LONDON (AP) – Justin Gatlin’s coach could face a two-year ban if the Olympic and world champion sprinter is found guilty of a second doping violation, the sport’s international governing body said Monday.

“Once we have enough evidence to prove it, then we have the power to prosecute him,” IAAF spokesman Nick Davies said, referring to Trevor Graham.

The International Association of Athletics Federations will only act should evidence link Graham to any doping violations and the U.S. Anti-Doping Agency decides not to take action against him, Davies said.

While USADA does not normally go after coaches, the U.S. Olympic Committee is looking into ways to hold them responsible if they’re involved in doping cases.

Among the considerations would be banning them from training facilities and denying access to the Olympics and other major events.

While not referring to Graham or Gatlin specifically, USOC spokesman Darryl Seibel said Monday that the federation has long been looking into ways to penalize coaches if they play a role in doping.

Seibel said the USOC would never back down on its stance that athletes are ultimately responsible for what goes into their bodies.

“That said, we believe there are others who carry significant influence with athletes who must also share in the responsibility for clean competition,” Seibel said. “Specifically, agents, coaches and trainers must also be held accountable when there is a pattern of doping positives.”

Graham did not return phone messages seeking comment and no one answered the door at his house in an upscale neighborhood of Raleigh, N.C.

However, his attorney, Joe Zeszotarski, also of Raleigh, told The Associated Press in an e-mail that his client has never taken part in distributing illegal substances to athletes.

“It is curious that people who are not familiar with the situation can claim that Trevor has somehow done something wrong,” Zeszotarski wrote. “It is worth reminding everyone that one of the chief reasons the issue of doping has come to the forefront is because of Trevor’s integrity and courage in turning in the sample that led (to) the uncovering of the BALCO enterprise. Given what some people have lost as a result of Trevor’s integrity in turning in the sample, it is not surprising that there are people who would make false claims about him.”

Published reports have identified Graham as the coach who sent USADA a syringe containing the designer steroid THG, which until then had been undetectable.

A man who worked with Graham told a San Francisco grand jury and investigators that he supplied performance-enhancing drugs to the coach and many of his athletes, including Marion Jones, Tim Montgomery, C.J. Hunter and Michelle Collins, the New York Times reported last week.

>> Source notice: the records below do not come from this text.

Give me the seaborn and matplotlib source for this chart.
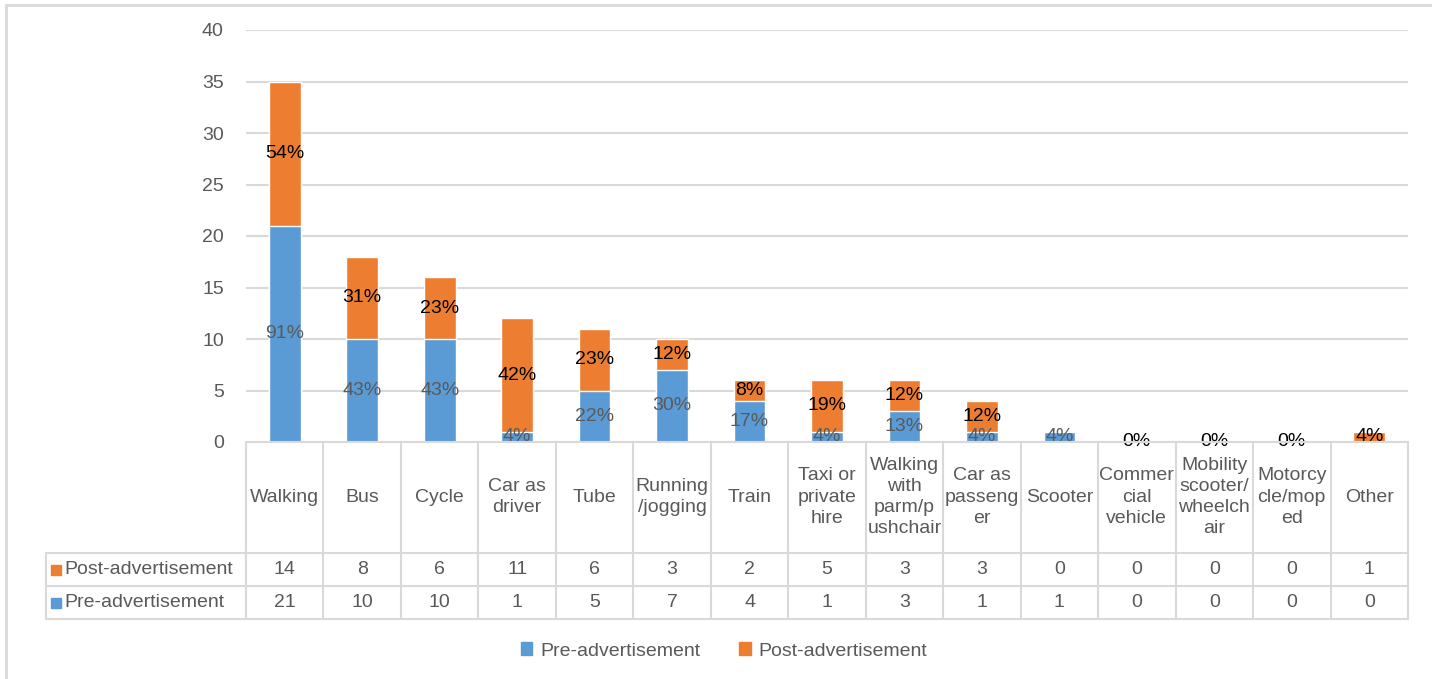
import matplotlib.pyplot as plt
import seaborn as sns
import pandas as pd
from matplotlib.lines import Line2D
from matplotlib.patches import Patch, Rectangle

categories = ["Walking", "Bus", "Cycle", "Car as\ndriver", "Tube", "Running\n/jogging",
              "Train", "Taxi or\nprivate\nhire", "Walking\nwith\nparm/p\nushchair",
              "Car as\npasseng\ner", "Scooter", "Commer\ncial\nvehicle",
              "Mobility\nscooter/\nwheelch\nair", "Motorcy\ncle/mop\ned", "Other"]
pre_values = [21, 10, 10, 1, 5, 7, 4, 1, 3, 1, 1, 0, 0, 0, 0]
post_values = [14, 8, 6, 11, 6, 3, 2, 5, 3, 3, 0, 0, 0, 0, 1]
pre_labels = ["91%", "43%", "43%", "4%", "22%", "30%", "17%", "4%", "13%", "4%", "4%", "", "", "", ""]
post_labels = ["54%", "31%", "23%", "42%", "23%", "12%", "8%", "19%", "12%", "12%", "", "0%", "0%", "0%", "4%"]

BLUE = "#5B9BD5"
ORANGE = "#ED7D31"
GRID = "#D9D9D9"
TXT = "#595959"
FS = 14

W, H = 1432, 679

def fx(px):
    return px / W

def fy(py):
    return 1 - py / H

sns.set_theme(style="white")
plt.rcParams["font.family"] = ["Liberation Sans", "DejaVu Sans"]

df = pd.DataFrame({
    "category": categories,
    "pre": pre_values,
    "post": post_values,
})
df["total"] = df["pre"] + df["post"]

fig = plt.figure(figsize=(W / 100, H / 100), dpi=100)
ax = fig.add_axes([fx(246), fy(442), fx(1408) - fx(246), fy(30) - fy(442)])

# stacked bars: total (orange) behind, pre (blue) in front
sns.barplot(data=df, x="category", y="total", color=ORANGE, width=0.41,
            saturation=1, ax=ax, zorder=3)
sns.barplot(data=df, x="category", y="pre", color=BLUE, width=0.41,
            saturation=1, ax=ax, zorder=4)

ax.set_ylim(0, 40)
ax.set_xlim(-0.5, len(categories) - 0.5)
ax.set_yticks(range(0, 41, 5))
ax.yaxis.grid(True, color=GRID, linewidth=1.5, zorder=0)
ax.set_axisbelow(True)
ax.set_xticks([])
ax.set_xlabel("")
ax.set_ylabel("")
ax.tick_params(axis="y", length=0, pad=16, labelsize=FS, labelcolor=TXT)
for s in ax.spines.values():
    s.set_visible(False)

# segment labels
for i in range(len(categories)):
    pre = pre_values[i]
    post = post_values[i]
    if pre_labels[i]:
        ax.text(i, pre / 2, pre_labels[i], ha="center", va="center",
                fontsize=FS, color=TXT, zorder=5)
    if post_labels[i]:
        ax.text(i, pre + post / 2, post_labels[i], ha="center", va="center",
                fontsize=FS, color="black", zorder=5)

# data table under the plot
col_w = (1408 - 246) / len(categories)
line_kw = dict(color=GRID, linewidth=1.5, transform=fig.transFigure)
fig.add_artist(Line2D([fx(246), fx(1408)], [fy(442), fy(442)], **line_kw))
for yy in [553, 586, 619]:
    fig.add_artist(Line2D([fx(46), fx(1408)], [fy(yy), fy(yy)], **line_kw))
fig.add_artist(Line2D([fx(46), fx(46)], [fy(553), fy(619)], **line_kw))
for i in range(len(categories) + 1):
    xx = 246 + i * col_w
    fig.add_artist(Line2D([fx(xx), fx(xx)], [fy(442), fy(619)], **line_kw))

for i, cat in enumerate(categories):
    cx = fx(246 + (i + 0.5) * col_w)
    fig.text(cx, fy(497), cat, ha="center", va="center", fontsize=FS,
             color=TXT, linespacing=1.33)
    fig.text(cx, fy(569.5), str(post_values[i]), ha="center", va="center",
             fontsize=FS, color=TXT)
    fig.text(cx, fy(602.5), str(pre_values[i]), ha="center", va="center",
             fontsize=FS, color=TXT)

for yy, name, col in [(569.5, "Post-advertisement", ORANGE), (602.5, "Pre-advertisement", BLUE)]:
    fig.add_artist(Rectangle((fx(51), fy(yy) - 5 / H), 10 / W, 10 / H,
                             color=col, transform=fig.transFigure))
    fig.text(fx(64), fy(yy), name, ha="left", va="center", fontsize=FS, color=TXT)

# legend
handles = [Patch(color=BLUE, label="Pre-advertisement"),
           Patch(color=ORANGE, label="Post-advertisement")]
fig.legend(handles=handles, loc="center", bbox_to_anchor=(fx(724), fy(651)), ncol=2,
           frameon=False, fontsize=FS, handlelength=0.6, handleheight=0.6,
           handletextpad=0.4, columnspacing=2.0, labelcolor=TXT)

# outer chart border (top and left visible)
fig.add_artist(Line2D([fx(6), fx(1432)], [fy(5), fy(5)], color=GRID, linewidth=2,
                      transform=fig.transFigure))
fig.add_artist(Line2D([fx(6), fx(6)], [fy(5), fy(679)], color=GRID, linewidth=2,
                      transform=fig.transFigure))

fig.savefig("out.png", dpi=100)
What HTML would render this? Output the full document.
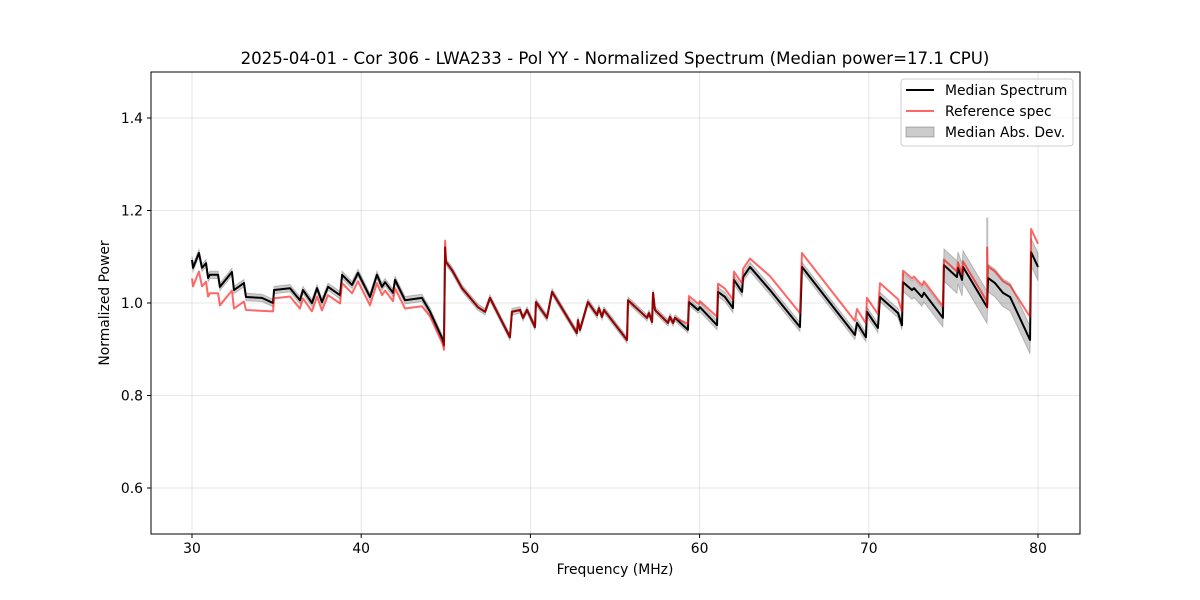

At least six athletes who trained under Graham have received doping suspensions. Graham, however, has always denied direct knowledge or involvement with drug use.

Meantime, Gatlin’s mother, Janet, said during a telephone interview that her son was staying at the family’s Pensacola, Fla., home and was “doing as well as can be expected.”

Gatlin said Saturday he had been informed by the USADA that he tested positive for testosterone or other steroids after a relay race in Kansas in April. He said he has never knowingly taken banned substances.

If found guilty, Gatlin would face a life ban and the loss of the world 100-meter record. He equaled Jamaican Asafa Powell’s mark of 9.77 seconds in May, a month after the positive test. Gatlin would keep his Athens gold medal in the 100 and world 100 and 200 titles from 2005.

Gatlin was suspended in 2001 after testing positive for an amphetamine found in medication he was taking for attention deficit disorder. The IAAF gave him early reinstatement, but said the suspension remained on his record and he would face a life ban for any second violation.

The IAAF said it gave little credence to Graham’s claim that Gatlin was the victim of a massage therapist who rubbed testosterone cream on his legs without his knowledge.

“We have a strict liability rule that what’s in your body is your responsibility, so unless there was an independent witness who saw everything clearly there really isn’t a possibility that there would be something in that,” Davies said.

Cameron Myler, Gatlin’s attorney, said Graham was “not speaking on behalf of Justin.”

Speaking by telephone from her office in New York, Myler said Gatlin has voluntarily withdrawn from competition until the doping issue was resolved.

She said her client’s case would be based “on the exceptional circumstances clause of the World Anti-Doping code.”

That clause allows for a lesser penalty if it can be proved that the athlete was not responsible for the positive test. The exception is rarely granted.

“It’s a difficult standard, but it’s definitely something that we’re working toward,” Myler said.

“We’re trying to reconstruct what happened in Kansas, looking at who had access to Justin to cause the positive result. Justin didn’t do anything to cause this and he didn’t authorize anyone to put anything on him that would have caused it.”